Sur une pancarte où sont dessinées des taches de sang, on peut lire « L’État protège des Benalla. Nous, on veut sauver des Adama. » Assa Traoré, sœur d’Adama et porte-parole du comité, rappelle que, si la mort de son frère est « une bavure », elle doit être prise en compte dans un processus plus global. _« Aujourd’hui, on marche pour dénoncer tout ce système policier. Alexandre Benalla, par ses actes, en reflète la violence. » Pour Lassana, l’aîné de la famille Traoré, ce n’est pas un hasard si Alexandre Benalla a choisi de porter le brassard et le casque des policiers lors de la mobilisation du 1er Mai : « En se déguisant en policier, il montre la brutalité de cet uniforme. Quand on met le brassard et le costume de policier, on se sent intouchable ! »
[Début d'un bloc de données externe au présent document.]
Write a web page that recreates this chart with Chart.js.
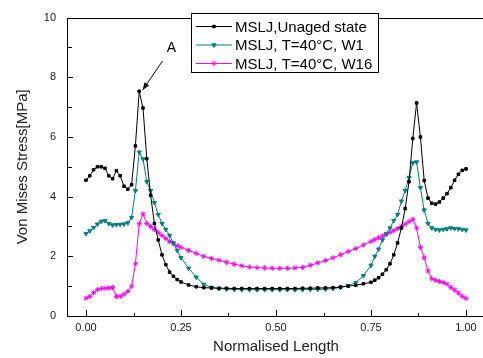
<!DOCTYPE html>
<html>
<head>
<meta charset="utf-8">
<script src="https://cdn.jsdelivr.net/npm/chart.js@4.4.1/dist/chart.umd.min.js"></script>
<style>
  html, body { margin: 0; padding: 0; background: #fff; overflow: hidden; }
  #wrap { position: relative; width: 490px; height: 358px; }
</style>
</head>
<body>
<div id="wrap"><canvas id="stressChart"></canvas></div>
<script>
/* normalised length positions (shared by all three curves) */
const xPos = [
  0.00, 0.01, 0.02, 0.03, 0.04, 0.05, 0.06, 0.07, 0.08, 0.09,
  0.10, 0.11, 0.12, 0.13, 0.14, 0.15, 0.16, 0.17, 0.18, 0.19,
  0.20, 0.21, 0.22, 0.23, 0.24, 0.25, 0.27, 0.29, 0.31, 0.33,
  0.35, 0.37, 0.39, 0.41, 0.43, 0.45, 0.47, 0.49, 0.51, 0.53,
  0.55, 0.57, 0.59, 0.61, 0.63, 0.65, 0.67, 0.69, 0.71, 0.73,
  0.75, 0.76, 0.77, 0.78, 0.79, 0.80, 0.81, 0.82, 0.83, 0.84,
  0.85, 0.86, 0.87, 0.88, 0.89, 0.90, 0.91, 0.92, 0.93, 0.94,
  0.95, 0.96, 0.97, 0.98, 0.99, 1.00
];

// MSLJ, Unaged state
const unaged = [
  4.55, 4.70, 4.90, 5.00, 5.00, 4.95, 4.70, 4.60, 4.87, 4.70,
  4.35, 4.25, 4.40, 5.70, 7.53, 6.97, 5.27, 4.05, 3.10, 2.55,
  2.05, 1.72, 1.47, 1.33, 1.22, 1.14, 1.04, 0.98, 0.95, 0.94,
  0.93, 0.93, 0.92, 0.92, 0.92, 0.92, 0.92, 0.92, 0.92, 0.92,
  0.92, 0.93, 0.93, 0.94, 0.94, 0.95, 0.97, 1.00, 1.03, 1.08,
  1.13, 1.20, 1.28, 1.40, 1.55, 1.75, 2.05, 2.45, 2.95, 3.60,
  4.50, 5.95, 7.14, 6.00, 4.54, 3.95, 3.78, 3.75, 3.82, 3.95,
  4.10, 4.30, 4.55, 4.75, 4.88, 4.93
];

// MSLJ, T=40°C, W1
const w1 = [
  2.76, 2.85, 2.96, 3.08, 3.17, 3.19, 3.10, 3.05, 3.06, 3.07,
  3.08, 3.12, 3.30, 4.20, 5.49, 5.26, 4.50, 4.20, 3.80, 3.40,
  3.10, 2.90, 2.70, 2.45, 2.20, 1.95, 1.60, 1.30, 1.06, 0.96,
  0.92, 0.90, 0.89, 0.88, 0.88, 0.88, 0.88, 0.88, 0.88, 0.88,
  0.88, 0.88, 0.89, 0.89, 0.90, 0.92, 0.96, 1.02, 1.12, 1.35,
  1.70, 2.00, 2.24, 2.55, 2.75, 2.95, 3.20, 3.40, 3.85, 4.20,
  4.64, 5.13, 5.16, 4.30, 3.55, 3.10, 2.95, 2.90, 2.88, 2.90,
  2.92, 2.95, 2.93, 2.92, 2.90, 2.88
];

// MSLJ, T=40°C, W16
const w16 = [
  0.60, 0.65, 0.78, 0.88, 0.92, 0.93, 0.94, 0.95, 0.65, 0.66,
  0.73, 0.82, 1.00, 1.75, 3.09, 3.42, 3.10, 3.00, 2.90, 2.80,
  2.70, 2.60, 2.50, 2.42, 2.35, 2.30, 2.20, 2.10, 2.00, 1.93,
  1.87, 1.80, 1.74, 1.68, 1.64, 1.62, 1.61, 1.60, 1.60, 1.60,
  1.61, 1.63, 1.70, 1.78, 1.86, 1.95, 2.05, 2.16, 2.26, 2.38,
  2.50, 2.56, 2.62, 2.68, 2.74, 2.80, 2.86, 2.93, 3.00, 3.08,
  3.16, 3.24, 2.95, 2.30, 1.95, 1.51, 1.25, 1.20, 1.16, 1.12,
  1.07, 0.96, 0.87, 0.77, 0.66, 0.59
];

const xTicks = [0, 0.25, 0.5, 0.75, 1.0];
const yTicks = [0, 2, 4, 6, 8, 10];

const seriesNames = ['MSLJ,Unaged state', 'MSLJ, T=40°C, W1', 'MSLJ, T=40°C, W16'];
const seriesColors = ['#000000', '#008080', '#ff00ff'];
const seriesMarkers = ['rect', 'triangle', 'star'];
const seriesRot = [0, 180, 0];
const seriesRadius = [1.8, 2.4, 2.6];

const FONT = '"Liberation Sans", Arial, sans-serif';

function toPoints(ys) {
  return ys.map(function (y, i) { return { x: xPos[i], y: y }; });
}

// frame, inward ticks, legend box and the "A" arrow
const decorPlugin = {
  id: 'decor',
  afterDraw: function (chart) {
    const ctx = chart.ctx;
    const a = chart.chartArea;
    const xs = chart.scales.x, ys = chart.scales.y;
    ctx.save();
    ctx.strokeStyle = '#000';
    ctx.lineWidth = 1;
    ctx.strokeRect(Math.round(a.left) + 0.5, Math.round(a.top) + 0.5,
      Math.round(a.right - a.left), Math.round(a.bottom - a.top));

    // x ticks (major + minor), pointing into the plot
    ctx.beginPath();
    for (let v = 0; v <= 1.0001; v += 0.125) {
      const px = Math.round(xs.getPixelForValue(v)) + 0.5;
      const major = Math.abs(v / 0.25 - Math.round(v / 0.25)) < 1e-6;
      ctx.moveTo(px, a.bottom);
      ctx.lineTo(px, a.bottom - (major ? 6 : 3));
    }
    // y ticks
    for (let v = 1; v <= 9; v += 1) {
      const py = Math.round(ys.getPixelForValue(v)) + 0.5;
      const major = v % 2 === 0;
      ctx.moveTo(a.left, py);
      ctx.lineTo(a.left + (major ? 6 : 5), py);
    }
    ctx.stroke();

    // annotation arrow
    const tx = xs.getPixelForValue(0.149), ty = ys.getPixelForValue(7.57);
    const sx = xs.getPixelForValue(0.2016), sy = ys.getPixelForValue(8.55);
    ctx.beginPath();
    ctx.moveTo(sx, sy);
    ctx.lineTo(tx, ty);
    ctx.stroke();
    const ang = Math.atan2(ty - sy, tx - sx);
    ctx.beginPath();
    ctx.moveTo(tx, ty);
    ctx.lineTo(tx - 8 * Math.cos(ang - 0.35), ty - 8 * Math.sin(ang - 0.35));
    ctx.lineTo(tx - 8 * Math.cos(ang + 0.35), ty - 8 * Math.sin(ang + 0.35));
    ctx.closePath();
    ctx.fillStyle = '#000';
    ctx.fill();
    ctx.font = '14px ' + FONT;
    ctx.textAlign = 'center';
    ctx.textBaseline = 'middle';
    ctx.fillText('A', xs.getPixelForValue(0.225), ys.getPixelForValue(8.98));

    // legend
    const lx = 191, ly = 13, lw = 187, lh = 59;
    ctx.fillStyle = '#fff';
    ctx.fillRect(lx, ly, lw, lh);
    ctx.strokeRect(lx + 0.5, ly + 0.5, lw, lh);
    ctx.textAlign = 'left';
    ctx.font = '15px ' + FONT;
    for (let i = 0; i < seriesNames.length; i++) {
      const ry = ly + 13.5 + i * 18.5;
      ctx.strokeStyle = seriesColors[i];
      ctx.fillStyle = seriesColors[i];
      ctx.beginPath();
      ctx.moveTo(lx + 5, ry);
      ctx.lineTo(lx + 41, ry);
      ctx.stroke();
      Chart.helpers.drawPoint(ctx, {
        pointStyle: seriesMarkers[i], rotation: seriesRot[i],
        radius: seriesRadius[i], borderWidth: 1
      }, lx + 23, ry);
      ctx.fillStyle = '#000';
      ctx.fillText(seriesNames[i], lx + 44, ry + 1);
    }
    ctx.restore();
  }
};

const ctx = document.getElementById('stressChart').getContext('2d');
const datasets = [unaged, w1, w16].map(function (ys, i) {
  return {
    label: seriesNames[i],
    data: toPoints(ys),
    borderColor: seriesColors[i],
    backgroundColor: seriesColors[i],
    borderWidth: 1,
    pointStyle: seriesMarkers[i],
    rotation: seriesRot[i],
    pointRadius: seriesRadius[i],
    pointBorderWidth: 1,
    tension: 0
  };
});

new Chart(ctx, {
  type: 'line',
  data: { datasets: datasets },
  options: {
    responsive: true,
    maintainAspectRatio: false,
    animation: false,
    layout: { padding: { top: 12, right: 3, left: 0, bottom: 0 } },
    plugins: { legend: { display: false }, tooltip: { enabled: false } },
    scales: {
      x: {
        type: 'linear',
        min: -0.05,
        max: 1.05,
        grid: { display: false, drawTicks: false },
        border: { display: false },
        afterBuildTicks: function (s) { s.ticks = xTicks.map(function (v) { return { value: v }; }); },
        afterFit: function (s) { s.height = 42; },
        ticks: {
          padding: 5,
          color: '#222',
          font: { family: FONT, size: 11 },
          maxRotation: 0,
          callback: function (v) { return Number(v).toFixed(2); }
        },
        title: {
          display: true,
          text: 'Normalised Length',
          color: '#222',
          font: { family: FONT, size: 15 },
          padding: { top: 0, bottom: 2 }
        }
      },
      y: {
        min: 0,
        max: 10,
        grid: { display: false, drawTicks: false },
        border: { display: false },
        afterBuildTicks: function (s) { s.ticks = yTicks.map(function (v) { return { value: v }; }); },
        afterFit: function (s) { s.width = 67; },
        ticks: {
          padding: 11,
          color: '#222',
          font: { family: FONT, size: 11 }
        },
        title: {
          display: true,
          text: 'Von Mises Stress[MPa]',
          color: '#222',
          font: { family: FONT, size: 15 },
          padding: { top: 14, bottom: 0 }
        }
      }
    }
  },
  plugins: [decorPlugin]
});
</script>
</body>
</html>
Dans le cortège défilent aussi bien des proches de victimes de violences policières que des postiers en grève et des étudiants. Parmi eux, Margaux, venue de Seine-Saint-Denis, est catégorique. « Pour moi, il y a un lien entre ces deux affaires : c’est l’impunité. » Même sensation pour Lassana Decouré, 27 ans. Il connaissait bien Adama et s’indigne de la justice qui traîne depuis deux ans déjà. « Benalla n’a pas été puni. Nous, on attend toujours que les policiers soient auditionnés. Dans les deux cas, on voit qu’en portant un brassard ils peuvent faire ce qu’ils veulent », lance le jeune homme, alors que le cortège passe devant la gendarmerie de Persan, où est mort son ami.

Justice à deux vitesses

« Il y a des personnes qui se pensent au-dessus des lois », observe Éric Coquerel, l’écharpe tricolore en bandoulière. Mais le député France insoumise réfute la comparaison entre les deux affaires. « Pour Benalla, il n’y a pas eu justice, puisque l’Élysée a tenté de cacher les faits. Tandis que pour la mort d’Adama Traoré, la justice tarde. » Même analyse du côté de Benoît Hamon, de Génération·s : « Le sentiment d’une justice à deux vitesses est très grave. Il y a une République pour les uns et pas pour les autres. » Parmi la foule qui traverse les rues de Beaumont-sur-Oise, loin des personnalités politiques de gauche présentes, de petits groupes scandent « Justice pour Adama comme pour Benalla ! »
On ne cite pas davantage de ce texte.